Intervention de Hélène Budzinski

Office parlementaire d'évaluation des choix scientifiques et technologiques — Réunion du 8 juin 2023 à 9h40
La surveillance et les impacts des micropolluants de l'eau — Audition publique christine arrighi députée et angèle préville sénatrice rapporteures

Hélène Budzinski, directrice de recherche au CNRS, directrice de l'UMR « Environnements et paléoenvironnements océaniques et continentaux » :

Je vais faire un exposé général sur la contamination des milieux aquatiques, les éléments d'information dont on dispose actuellement sur le sujet et les enjeux de connaissances qui s'y rapportent pour améliorer à terme notre gestion du problème.

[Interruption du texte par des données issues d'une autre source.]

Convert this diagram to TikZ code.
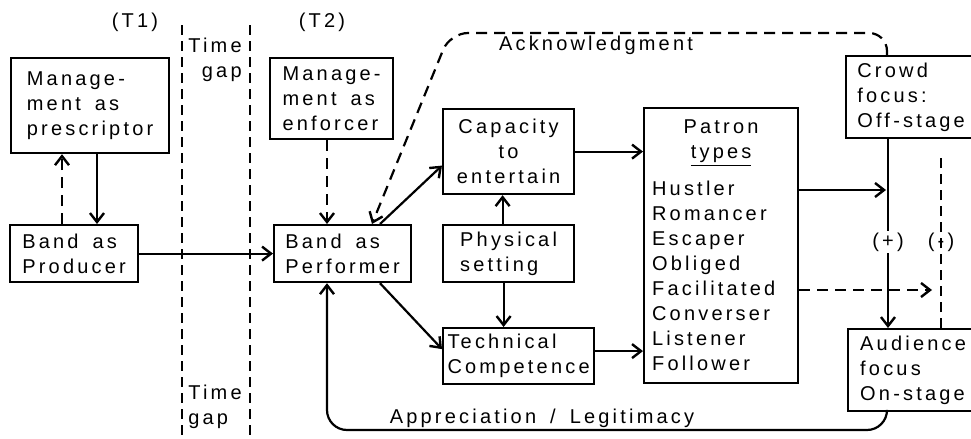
\documentclass[tikz,border=0pt]{standalone}
\usepackage{fontspec}
\setmainfont{Liberation Sans}[LetterSpace=16,WordSpace=1.6]
\usetikzlibrary{arrows.meta}

\tikzset{
  box/.style={draw, line width=1.1pt, anchor=north west, align=left, inner sep=1.5pt},
  link/.style={line width=1.1pt, -{Straight Barb[length=4.5pt,width=7pt,line width=1.2pt]}},
  dlink/.style={link, dash pattern=on 5.5pt off 3.5pt},
  gapline/.style={line width=0.9pt, dash pattern=on 5pt off 3pt},
}

\begin{document}
\begin{tikzpicture}[x=0.5pt,y=-0.5pt,font=\fontsize{10}{12.5}\selectfont]
\useasboundingbox (0,0) rectangle (971,439);

% time gap
\draw[gapline] (182,25) -- (182,439);
\draw[gapline] (250,25) -- (250,439);
\node[align=right] (gaptop) at (215,60) {Time\\gap};
\node[align=left] (gapbot) at (215,407) {Time\\gap};
\node (tone) at (135,22) {(T1)};
\node (ttwo) at (322,22) {(T2)};

% boxes
\node[box, minimum width=79pt, minimum height=47.5pt] (presc) at (10,57) {Manage-\\ment as\\prescriptor};
\node[box, minimum width=64pt, minimum height=28.5pt] (prod) at (9,224) {Band as\\Producer};
\node[box, minimum width=61.5pt, minimum height=40.5pt] (enf) at (269,57) {Manage-\\ment as\\enforcer};
\node[box, minimum width=68.5pt, minimum height=28.5pt] (perf) at (273,224) {Band as\\Performer};
\node[box, align=center, minimum width=65.5pt, minimum height=42.5pt] (cap) at (442,108) {Capacity\\to\\entertain};
\node[box, minimum width=65.5pt, minimum height=28.5pt] (phys) at (442,224) {Physical\\setting};
\node[box, minimum width=75.5pt, minimum height=28pt] (tech) at (442,327) {Technical\\Competence};
\node[box, inner xsep=4pt, text width=69pt, minimum height=137.5pt] (patron) at (643,107)
  {\centering Patron\\\underline{types}\par\vspace{6pt}\raggedright
   Hustler\\Romancer\\Escaper\\Obliged\\Facilitated\\Converser\\Listener\\Follower};
\node[box, minimum width=65pt, minimum height=41pt] (crowd) at (845,55) {Crowd\\focus:\\Off-stage};
\node[box, minimum width=65pt, minimum height=41pt] (aud) at (847,328) {Audience\\focus\\On-stage};

% connectors
\draw[dlink] ([xshift=26.5pt]prod.north west) -- ([xshift=26.5pt]prod.north west |- presc.south);
\draw[link] ([xshift=43.5pt]presc.south west) -- ([xshift=43.5pt]presc.south west |- prod.north);
\draw[link] (prod) -- (perf);
\draw[dlink] ([xshift=29pt]enf.south west) -- ([xshift=29pt]enf.south west |- perf.north);
\draw[link] ([xshift=53.5pt]perf.north west) -- ([yshift=-7pt]cap.west);
\draw[link] ([xshift=53.5pt]perf.south west) -- ([yshift=3.5pt]tech.west);
\draw[link] ([xshift=-3pt]phys.north) -- ([xshift=-3pt]phys.north |- cap.south);
\draw[link] ([xshift=-2.5pt]phys.south) -- ([xshift=-2.5pt]phys.south |- tech.north);
\draw[link] (cap.east) -- (cap.east -| patron.west);
\draw[link] ([yshift=2.5pt]tech.east) -- ([yshift=2.5pt]tech.east -| patron.west);

\coordinate (plusx) at ([xshift=21.5pt]crowd.south west);
\coordinate (minusx) at ([xshift=47pt]aud.north west);
\draw[link] (plusx) -- (plusx |- aud.north);
\draw[gapline] (minusx) -- (minusx |- 0,153);
\node[fill=white, inner sep=1pt] (plus) at (plusx |- 0,242) {(+)};
\node[inner sep=1pt] (minus) at (minusx |- 0,242) {(-)};
\draw[link, shorten >=1pt] ([yshift=-41.5pt]patron.north east) -- ([yshift=-41.5pt]patron.north east -| plusx);
\draw[dlink, shorten >=4.5pt] ([yshift=-91.5pt]patron.north east) -- ([yshift=-91.5pt]patron.north east -| minusx);

\draw[dlink, rounded corners=9pt] ([xshift=21pt]crowd.north west) |- (450,33) -- ([xshift=49.5pt]perf.north west);
\node (ack) at (596,45) {Acknowledgment};
\draw[link, rounded corners=10pt] ([xshift=20pt]aud.south west) |- (327,430) -- ([xshift=27pt]perf.south west);
\node (appr) at (542,418) {Appreciation / Legitimacy};
\end{tikzpicture}
\end{document}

La pollution chimique est désormais un phénomène avéré, constaté. Elle fait malheureusement partie de notre société. La cinquième limite planétaire liée à la présence d'entités chimiques a été présentée comme dépassée par l'équipe de Persson en 2022. La production de produits chimiques a en effet été multipliée par cinquante depuis 1950 et les projections - optimistes - indiquent qu'elle doit encore tripler d'ici 2050. La pollution plastique, particulièrement visuelle, a quant à elle augmenté de 80 % entre 2000 et 2015 et les projections ne sont guère optimistes, malgré les premières mesures prises.

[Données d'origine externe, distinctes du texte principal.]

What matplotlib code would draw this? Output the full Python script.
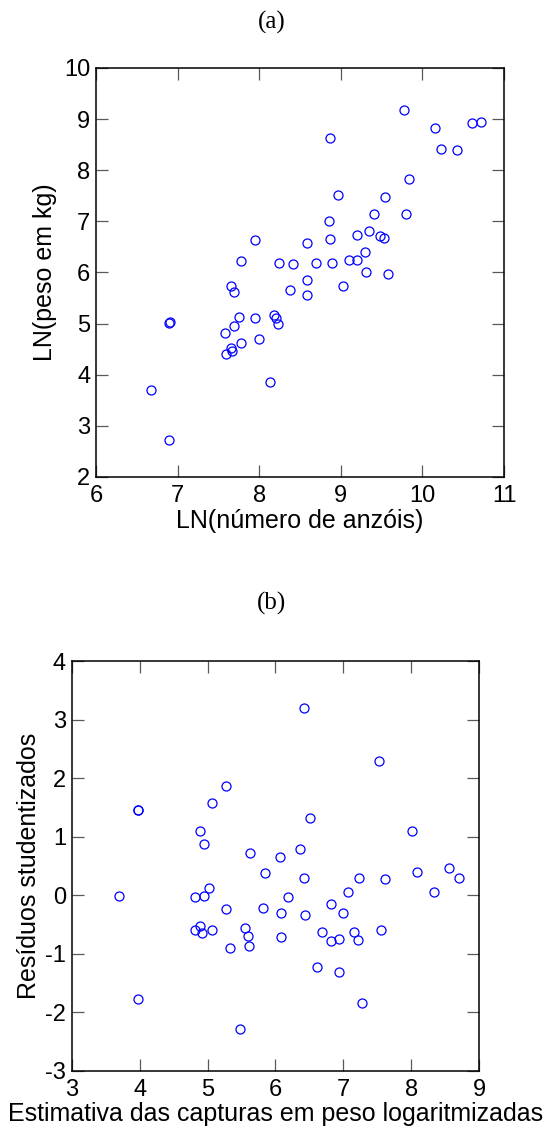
import matplotlib.pyplot as plt

# (a) LN(numero de anzois) vs LN(peso em kg)
ln_anzois = [6.68, 6.90, 6.90, 6.91, 7.59, 7.67, 7.65, 7.78, 8.00, 7.58,
             7.69, 8.23, 8.21, 8.18, 7.95, 7.75, 8.13, 8.59, 8.59, 8.38,
             7.69, 7.65, 7.78, 8.24, 8.42, 8.69, 7.95, 8.59, 8.87, 9.20,
             9.35, 9.48, 9.53, 9.30, 8.89, 9.10, 9.20, 9.31, 9.58, 9.03,
             8.86, 9.41, 9.80, 8.96, 9.54, 9.84, 8.87, 10.23, 10.43, 10.16,
             10.61, 10.72, 9.77]
ln_peso = [3.70, 2.72, 5.02, 5.03, 4.40, 4.46, 4.53, 4.62, 4.69, 4.81,
           4.96, 4.99, 5.10, 5.16, 5.11, 5.12, 3.86, 5.55, 5.85, 5.66,
           5.62, 5.73, 6.22, 6.18, 6.16, 6.18, 6.64, 6.58, 6.65, 6.73,
           6.81, 6.72, 6.67, 6.40, 6.19, 6.24, 6.25, 6.00, 5.98, 5.73,
           7.00, 7.14, 7.14, 7.51, 7.48, 7.83, 8.63, 8.41, 8.40, 8.83,
           8.92, 8.94, 9.18]

# (b) fitted values vs studentized residuals
estimativa = [3.97, 3.97, 4.89, 4.95, 5.06, 5.27, 5.62, 5.85, 6.06, 6.36,
              6.42, 7.52, 6.51, 8.01, 6.42, 7.23, 7.61, 8.09, 8.56, 8.70,
              8.33, 6.19, 7.07, 6.08, 6.43, 6.82, 7.00, 6.08, 6.69, 6.82,
              6.94, 7.16, 7.22, 7.56, 6.61, 6.94, 7.28, 3.70, 3.97, 4.81,
              4.95, 5.02, 5.27, 4.89, 4.82, 4.92, 5.06, 5.33, 5.55, 5.59,
              5.61, 5.48, 5.81]
residuos = [1.45, 1.46, 1.10, 0.88, 1.57, 1.87, 0.72, 0.38, 0.65, 0.79,
            3.19, 2.30, 1.31, 1.09, 0.30, 0.30, 0.28, 0.40, 0.46, 0.29,
            0.05, -0.04, 0.06, -0.30, -0.34, -0.15, -0.30, -0.71, -0.63, -0.79,
            -0.75, -0.63, -0.76, -0.60, -1.22, -1.31, -1.84, -0.01, -1.78, -0.03,
            -0.01, 0.12, -0.24, -0.52, -0.60, -0.64, -0.60, -0.90, -0.56, -0.69,
            -0.87, -2.29, -0.22]

plt.rcParams['font.family'] = ['Liberation Sans', 'DejaVu Sans']
plt.rcParams['axes.unicode_minus'] = False

fig = plt.figure(figsize=(5.43, 11.37), dpi=100)


def style_axes(ax):
    ax.tick_params(direction='in', length=8.5, width=0.9, color='0.35',
                   top=True, right=True, labelsize=17)
    ax.tick_params(axis='x', pad=6)
    ax.tick_params(axis='y', pad=4)
    for s in ax.spines.values():
        s.set_linewidth(1.1)
        s.set_color('black')


ax1 = fig.add_axes([0.1768, 0.5805, 0.7514, 0.3597])
ax1.plot(ln_anzois, ln_peso, 'o', mfc='none', mec='blue', ms=6.5, mew=0.9)
ax1.set_xlim(6, 11)
ax1.set_ylim(2, 10)
ax1.set_xticks(range(6, 12))
ax1.set_yticks(range(2, 11))
ax1.set_xlabel('LN(número de anzóis)', fontsize=18, labelpad=1)
ax1.set_ylabel('LN(peso em kg)', fontsize=18, labelpad=5)
style_axes(ax1)

ax2 = fig.add_axes([0.132, 0.0583, 0.7507, 0.3603])
ax2.plot(estimativa, residuos, 'o', mfc='none', mec='blue', ms=6.5, mew=0.9)
ax2.set_xlim(3, 9)
ax2.set_ylim(-3, 4)
ax2.set_xticks(range(3, 10))
ax2.set_yticks(range(-3, 5))
ax2.set_xlabel('Estimativa das capturas em peso logaritmizadas', fontsize=18, labelpad=1)
ax2.set_ylabel('Resíduos studentizados', fontsize=18, labelpad=3)
style_axes(ax2)

fig.text(0.5, 1 - 22 / 1137, '(a)', ha='center', va='center',
         family='Liberation Serif', fontsize=18)
fig.text(0.5, 1 - 603 / 1137, '(b)', ha='center', va='center',
         family='Liberation Serif', fontsize=18)

fig.savefig('out.png', dpi=100)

Ces composés, une fois produits, sont utilisés. Or leur usage, agricole, industriel, domestique et dans le domaine de la santé, est la cause essentielle de leur diffusion dans l'environnement, puisqu'une fois utilisés ils sont rejetés dans le milieu ambiant (atmosphère, sol, eau). Ce phénomène, très diffus et global, questionne des usages multiples, donc des sources multiples, qui concernent des milliers de molécules. La problématique posée est donc multi-classes et multi-composés. De par l'interconnexion entre les différents compartiments, on retrouve in fine ces composés dans les eaux, qui sont les réceptacles finaux de tout ce que nous consommons.

Il existe à ce sujet des réglementations à la fois nationales et européennes, mais qui sont loin d'être suffisantes car elles concernent généralement des listes très limitées de composés.

L'eau est à la fois une ressource pour l'être humain et un milieu de vie. Or nous savons désormais que les écosystèmes aquatiques sont des environnements majeurs dans l'atténuation des impacts du changement climatique, alors même que l'eau est elle-même touchée par ce phénomène.

Cette ressource, et notamment l'eau douce, est très limitée sur Terre. Par ailleurs, la population augmente, tout comme son indice de développement, ce qui concourt à diminuer de façon arithmétique la quantité d'eau utile par habitant. Si l'on prend également en considération les scénarios de changement climatique, il apparaît que la situation va s'aggraver, avec la survenue prévisible de situations de pénurie. Sur la carte actuellement projetée à l'écran, qui montre l'évolution du débit moyen des cours d'eau à l'horizon 2050/2070, on observe par exemple que le sud-ouest de la France sera très impacté, avec de fortes pénuries en eau de surface.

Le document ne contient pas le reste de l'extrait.